Increases for tax positions established for the current period

     9,866         491         1,739   

Decreases for settlements with taxing authorities

     (594      —           (61

Reductions resulting from lapse of applicable statute of limitation

     (4,218      (239      (901

Adjustment resulting from foreign currency translation

     (157      (140      (93
  

 

 

    

 

 

    

 

 

 

Balance of unrecognized tax benefits at end of year

   $ 21,079       $ 14,780       $ 14,996   
  

 

 

    

 

 

    

 

 

 

The Company files income tax returns in the U.S. federal jurisdiction, various state and local jurisdictions, and many foreign jurisdictions. The U.S., Australia, Canada, India, Ireland, South Africa, and United Kingdom are the main taxing jurisdictions in which the Company operates. The years open for audit vary depending on the tax jurisdiction. In the U.S., the Company’s tax returns for years following 2011 are open for audit. In the foreign jurisdictions, the tax returns open for audit generally vary by jurisdiction between 2002 and 2014.

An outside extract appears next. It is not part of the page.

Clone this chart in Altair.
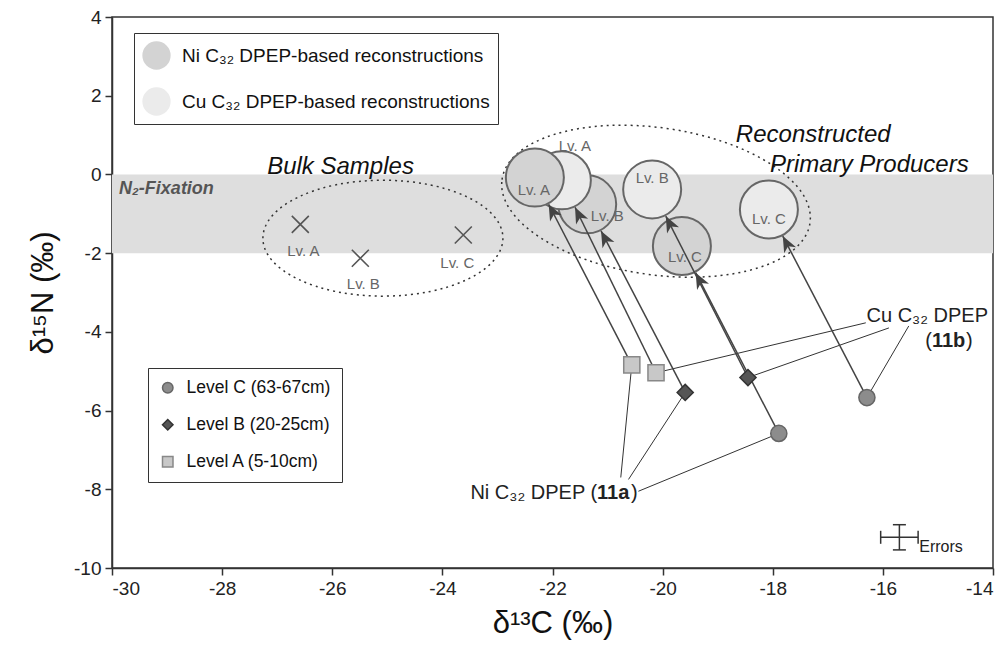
import math
import altair as alt
import pandas as pd

# ---------------- data ----------------
x_domain = [-30, -14]
y_domain = [-10, 4]
x_ticks = [-30, -28, -26, -24, -22, -20, -18, -16, -14]
y_ticks = [-10, -8, -6, -4, -2, 0, 2, 4]

bulk_labels = ["Lv. A", "Lv. B", "Lv. C"]
bulk_x = [-26.58, -25.49, -23.62]
bulk_y = [-1.27, -2.13, -1.54]

level_names = ["Level A (5-10cm)", "Level B (20-25cm)", "Level C (63-67cm)"]
ni_meas_x = [-20.56, -19.59, -17.89]
ni_meas_y = [-4.84, -5.54, -6.58]
cu_meas_x = [-20.12, -18.45, -16.29]
cu_meas_y = [-5.04, -5.16, -5.67]

rec_labels = ["Lv. A", "Lv. B", "Lv. C"]
ni_rec_x = [-22.32, -21.37, -19.65]
ni_rec_y = [-0.08, -0.76, -1.82]
cu_rec_x = [-21.83, -20.19, -18.07]
cu_rec_y = [-0.15, -0.38, -0.89]

n2_band = [0, -2]

err_center_x = [-15.70]
err_center_y = [-9.22]
err_half_x = [0.34]
err_half_y = [0.32]

ni_series = "Ni C₃₂ DPEP-based reconstructions"
cu_series = "Cu C₃₂ DPEP-based reconstructions"

# annotation anchors (data units)
ni_leader_x = [-20.76, -20.62, -20.44]
ni_leader_y = [-7.70, -7.75, -8.05]
cu_leader_x = [-16.31, -15.89, -15.53]
cu_leader_y = [-3.77, -3.90, -3.85]

# ---------------- layout / style ----------------
W, H = 881, 551
PPX = W / (x_domain[1] - x_domain[0])
PPY = H / (y_domain[1] - y_domain[0])
CIRCLE_D = 58
R_TIP = CIRCLE_D / 2 + 1
FONT = "Liberation Sans"

ni_lab_off = [(-1, 12), (20, 12), (3, 11)]
cu_lab_off = [(13, -34), (0, -11), (0, 10)]
bulk_lab_off = [(3, 27), (3, 26), (-6, 28)]

xs = alt.Scale(domain=x_domain, nice=False, zero=False)
ys = alt.Scale(domain=y_domain, nice=False, zero=False)
MINUS_FIX = "replace(datum.label, '\u2212', '-')"
x_axis = alt.Axis(values=x_ticks, title="δ¹³C (‰)", titlePadding=10, grid=False,
                  labelExpr=MINUS_FIX)
y_axis = alt.Axis(values=y_ticks, title="δ¹⁵N (‰)", titlePadding=14, grid=False,
                  labelExpr=MINUS_FIX)


def X(f):
    return alt.X(f, type="quantitative", scale=xs, axis=x_axis)


def Y(f):
    return alt.Y(f, type="quantitative", scale=ys, axis=y_axis)


def px2x(dx):
    return dx / PPX


def px2y(dy):
    return -dy / PPY


# ---------------- tables ----------------
band_df = pd.DataFrame({"y": [n2_band[0]], "y2": [n2_band[1]]})

bulk_df = pd.DataFrame({
    "x": bulk_x, "y": bulk_y, "label": bulk_labels,
    "lx": [bulk_x[i] + px2x(bulk_lab_off[i][0]) for i in range(3)],
    "ly": [bulk_y[i] + px2y(bulk_lab_off[i][1]) for i in range(3)],
})

rec_rows = []
z_ni = [2, 0, 2]
for i in range(3):
    rec_rows.append(dict(series=ni_series, x=ni_rec_x[i], y=ni_rec_y[i], label=rec_labels[i],
                         lx=ni_rec_x[i] + px2x(ni_lab_off[i][0]), ly=ni_rec_y[i] + px2y(ni_lab_off[i][1]),
                         z=z_ni[i]))
    rec_rows.append(dict(series=cu_series, x=cu_rec_x[i], y=cu_rec_y[i], label=rec_labels[i],
                         lx=cu_rec_x[i] + px2x(cu_lab_off[i][0]), ly=cu_rec_y[i] + px2y(cu_lab_off[i][1]),
                         z=1))
rec_df = pd.DataFrame(rec_rows).sort_values("z", kind="stable").reset_index(drop=True)

meas_rows = []
for i in range(3):
    meas_rows.append(dict(level=level_names[i], metal="Ni", x=ni_meas_x[i], y=ni_meas_y[i]))
    meas_rows.append(dict(level=level_names[i], metal="Cu", x=cu_meas_x[i], y=cu_meas_y[i]))
meas_df = pd.DataFrame(meas_rows)

arrow_rows = []
pairs = [(ni_meas_x, ni_meas_y, ni_rec_x, ni_rec_y), (cu_meas_x, cu_meas_y, cu_rec_x, cu_rec_y)]
for mxs, mys, rxs, rys in pairs:
    for i in range(3):
        mx, my, rx, ry = mxs[i], mys[i], rxs[i], rys[i]
        vx = (rx - mx) * PPX
        vy = -(ry - my) * PPY
        L = math.hypot(vx, vy)
        ux, uy = vx / L, vy / L
        tx = rx - ux * R_TIP / PPX
        ty = ry + uy * R_TIP / PPY
        ang = math.degrees(math.atan2(ux, -uy)) % 360
        arrow_rows.append(dict(mx=mx, my=my, tx=tx, ty=ty, angle=ang))
arrow_df = pd.DataFrame(arrow_rows)

leader_df = pd.DataFrame({
    "x": ni_leader_x + cu_leader_x,
    "y": ni_leader_y + cu_leader_y,
    "x2": ni_meas_x + cu_meas_x,
    "y2": ni_meas_y + cu_meas_y,
})

err_df = pd.DataFrame({
    "cx": err_center_x, "cy": err_center_y,
    "xlo": [err_center_x[0] - err_half_x[0]], "xhi": [err_center_x[0] + err_half_x[0]],
    "ylo": [err_center_y[0] - err_half_y[0]], "yhi": [err_center_y[0] + err_half_y[0]],
})


def ellipse_path(b):
    k = 0.5523
    return (f"M-1,0 C-1,{-k*b:.4f} {-k:.4f},{-b:.4f} 0,{-b:.4f} "
            f"C{k:.4f},{-b:.4f} 1,{-k*b:.4f} 1,0 "
            f"C1,{k*b:.4f} {k:.4f},{b:.4f} 0,{b:.4f} "
            f"C{-k:.4f},{b:.4f} -1,{k*b:.4f} -1,0 Z")


ARROW = "M0,0 L0.42,1 L0,0.72 L-0.42,1 Z"
XMARK = "M-1,-1 L1,1 M-1,1 L1,-1"

# ---------------- layers ----------------
band = alt.Chart(band_df).mark_rect(color="#dedede").encode(
    x=alt.value(0), x2=alt.value(W), y=Y("y"), y2="y2:Q")

n2_text = alt.Chart(pd.DataFrame({"y": [-0.38], "t": ["N₂-Fixation"]})).mark_text(
    align="left", baseline="middle", font=FONT, fontSize=18, fontStyle="italic",
    fontWeight="bold", color="#555").encode(x=alt.value(7), y=Y("y"), text="t:N")

bulk_ell = alt.Chart(pd.DataFrame({"x": [-25.08], "y": [-1.62]})).mark_point(
    shape=ellipse_path(0.483), filled=False, stroke="#333", strokeWidth=1.5,
    strokeDash=[2, 4], size=240 ** 2, opacity=1).encode(x=X("x"), y=Y("y"))

rec_ell = alt.Chart(pd.DataFrame({"x": [-20.12], "y": [-0.68]})).mark_point(
    shape=ellipse_path(0.473), filled=False, stroke="#333", strokeWidth=1.5,
    strokeDash=[2, 4], size=311 ** 2, angle=8, opacity=1).encode(x=X("x"), y=Y("y"))

bulk_pts = alt.Chart(bulk_df).mark_point(shape=XMARK, filled=False, stroke="#555",
                                         strokeWidth=1.6, size=289, opacity=1).encode(
    x=X("x"), y=Y("y"))
bulk_txt = alt.Chart(bulk_df).mark_text(font=FONT, fontSize=15, color="#666").encode(
    x=X("lx"), y=Y("ly"), text="label:N")

leaders = alt.Chart(leader_df).mark_rule(color="#333", strokeWidth=1).encode(
    x=X("x"), y=Y("y"), x2="x2:Q", y2="y2:Q")

legend_rec = alt.Legend(title=None, orient="none", legendX=22, legendY=16,
                        symbolType="circle", symbolSize=800, symbolStrokeWidth=0,
                        labelFont=FONT, labelFontSize=19, labelColor="#111",
                        labelLimit=500, labelOffset=11, rowPadding=17, padding=8,
                        strokeColor="#333", fillColor="white")

rec_circles = alt.Chart(rec_df).mark_point(shape="circle", filled=True, opacity=1,
                                           size=CIRCLE_D ** 2, stroke="#666",
                                           strokeWidth=2).encode(
    x=X("x"), y=Y("y"),
    fill=alt.Fill("series:N", scale=alt.Scale(domain=[ni_series, cu_series],
                                              range=["#d3d3d3", "#ebebeb"]),
                  legend=legend_rec))

arrow_lines = alt.Chart(arrow_df).mark_rule(color="#444", strokeWidth=1.5).encode(
    x=X("mx"), y=Y("my"), x2="tx:Q", y2="ty:Q")

arrow_heads = alt.Chart(arrow_df).mark_point(shape=ARROW, filled=True, fill="#444",
                                             strokeWidth=0, size=1024, opacity=1).encode(
    x=X("tx"), y=Y("ty"), angle=alt.Angle("angle:Q", scale=None))

rec_txt = alt.Chart(rec_df).mark_text(font=FONT, fontSize=15, color="#666").encode(
    x=X("lx"), y=Y("ly"), text="label:N")

lvl_domain = [level_names[2], level_names[1], level_names[0]]
legend_lvl = alt.Legend(title=None, orient="none", legendX=36, legendY=351,
                        symbolSize=110, symbolStrokeWidth=1.5,
                        labelFont=FONT, labelFontSize=17.5, labelColor="#111",
                        labelOffset=10, rowPadding=18, padding=11, labelLimit=400,
                        strokeColor="#333", fillColor="white")

meas_pts = alt.Chart(meas_df).mark_point(filled=True, opacity=1, size=260,
                                         strokeWidth=1.5).encode(
    x=X("x"), y=Y("y"),
    fill=alt.Fill("level:N", scale=alt.Scale(domain=lvl_domain,
                                             range=["#8c8c8c", "#555555", "#c8c8c8"]),
                  legend=legend_lvl),
    stroke=alt.Stroke("level:N", scale=alt.Scale(domain=lvl_domain,
                                                 range=["#666666", "#333333", "#888888"]),
                      legend=legend_lvl),
    shape=alt.Shape("level:N", scale=alt.Scale(domain=lvl_domain,
                                               range=["circle", "diamond", "square"]),
                    legend=legend_lvl))

# annotation labels
ni_ax, ni_ay = -21.19, -8.10
cu_ax, cu_ay = -14.09, -3.59
cu2_ax, cu2_ay = -15.11, -4.23


def txt(df_x, df_y, t, **kw):
    base = dict(font=FONT, fontSize=20, color="#222", baseline="middle")
    base.update(kw)
    return alt.Chart(pd.DataFrame({"x": [df_x], "y": [df_y], "t": [t]})).mark_text(
        **base).encode(x=X("x"), y=Y("y"), text="t:N")


ni_lbl = alt.layer(
    txt(ni_ax, ni_ay, "Ni C₃₂ DPEP (", align="right"),
    txt(ni_ax, ni_ay, "11a", align="left", fontWeight="bold"),
    txt(ni_ax, ni_ay, ")", align="left", dx=34),
)
cu_lbl = alt.layer(
    txt(cu_ax, cu_ay, "Cu C₃₂ DPEP", align="right"),
    txt(cu2_ax, cu2_ay, "(", align="right"),
    txt(cu2_ax, cu2_ay, "11b", align="left", fontWeight="bold"),
    txt(cu2_ax, cu2_ay, ")", align="left", dx=34),
)

group_lbl = alt.layer(
    txt(-25.85, 0.18, "Bulk Samples", align="center", fontSize=24, fontStyle="italic", color="#111"),
    txt(-18.67, 0.99, "Reconstructed", align="left", fontSize=24, fontStyle="italic", color="#111"),
    txt(-18.05, 0.23, "Primary Producers", align="left", fontSize=24, fontStyle="italic", color="#111"),
)

err_h = alt.Chart(err_df).mark_rule(color="#333", strokeWidth=1.5).encode(
    x=X("xlo"), x2="xhi:Q", y=Y("cy"))
err_v = alt.Chart(err_df).mark_rule(color="#333", strokeWidth=1.5).encode(
    x=X("cx"), y=Y("ylo"), y2="yhi:Q")
err_cap_l = alt.Chart(err_df).mark_tick(orient="vertical", size=13, thickness=1.5,
                                        color="#333", opacity=1).encode(x=X("xlo"), y=Y("cy"))
err_cap_r = alt.Chart(err_df).mark_tick(orient="vertical", size=13, thickness=1.5,
                                        color="#333", opacity=1).encode(x=X("xhi"), y=Y("cy"))
err_cap_b = alt.Chart(err_df).mark_tick(orient="horizontal", size=13, thickness=1.5,
                                        color="#333", opacity=1).encode(x=X("cx"), y=Y("ylo"))
err_cap_t = alt.Chart(err_df).mark_tick(orient="horizontal", size=13, thickness=1.5,
                                        color="#333", opacity=1).encode(x=X("cx"), y=Y("yhi"))
err_txt = txt(-15.34, -9.47, "Errors", align="left", fontSize=16)

chart = alt.layer(
    band, n2_text, bulk_ell, rec_ell, bulk_pts, bulk_txt, leaders,
    rec_circles, arrow_lines, arrow_heads, rec_txt, meas_pts,
    ni_lbl, cu_lbl, group_lbl,
    err_h, err_v, err_cap_l, err_cap_r, err_cap_b, err_cap_t, err_txt,
).resolve_scale(fill="independent", stroke="independent", shape="independent").properties(
    width=W, height=H,
    autosize=alt.AutoSizeParams(type="none"),
    padding={"left": 104, "top": 9, "right": 3, "bottom": 87},
).configure_view(stroke="#333", strokeWidth=1.5).configure_axis(
    labelFont=FONT, labelFontSize=19, labelColor="#222",
    titleFont="Liberation Sans Narrow, Liberation Sans", titleFontSize=31,
    titleFontWeight="normal", titleColor="#111",
    tickColor="#333", tickWidth=1.5, tickSize=7, labelPadding=4,
    domainColor="#333", domainWidth=1.5, grid=False,
)

chart.save("out.html", embed_options={"renderer": "svg", "actions": False})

The Company’s Indian income tax returns covering fiscal years 2002 through 2007 and 2010 through 2013 are under audit by the Indian tax authority. Other foreign subsidiaries could face challenges from various foreign tax authorities. It is not certain that the local authorities will accept the Company’s tax positions. The Company believes its tax positions comply with applicable tax law and intends to vigorously defend its positions. However, differing positions on certain issues could be upheld by tax authorities, which could adversely affect the Company’s financial condition and results of operations.

The Company believes it is reasonably possible that the total amount of unrecognized tax benefits will decrease within the next 12 months by approximately $2.0 million due to the settlement of various audits and the expiration of statutes of limitations. The Company accrues interest related to uncertain tax positions in interest expense or interest income and recognizes penalties related to uncertain tax positions in other income or other expense. As of December 31, 2015 and December 31, 2014, $2.2 million and $2.4 million, respectively is accrued for the payment of interest and penalties related to income tax liabilities. The aggregate amount of interest and penalties recorded in the statement of income for the years ended December 31, 2015, 2014, and 2013 is $(0.1) million, $0.2 million, and $0.4 million, respectively.

The undistributed earnings of the Company’s foreign subsidiaries of approximately $252.8 million are considered to be permanently reinvested. Accordingly, no provision for U.S. federal and state income taxes or foreign withholding taxes has been provided for such undistributed earnings. The determination of the additional U.S. federal and state income taxes or foreign withholding taxes that have not been provided is not practicable.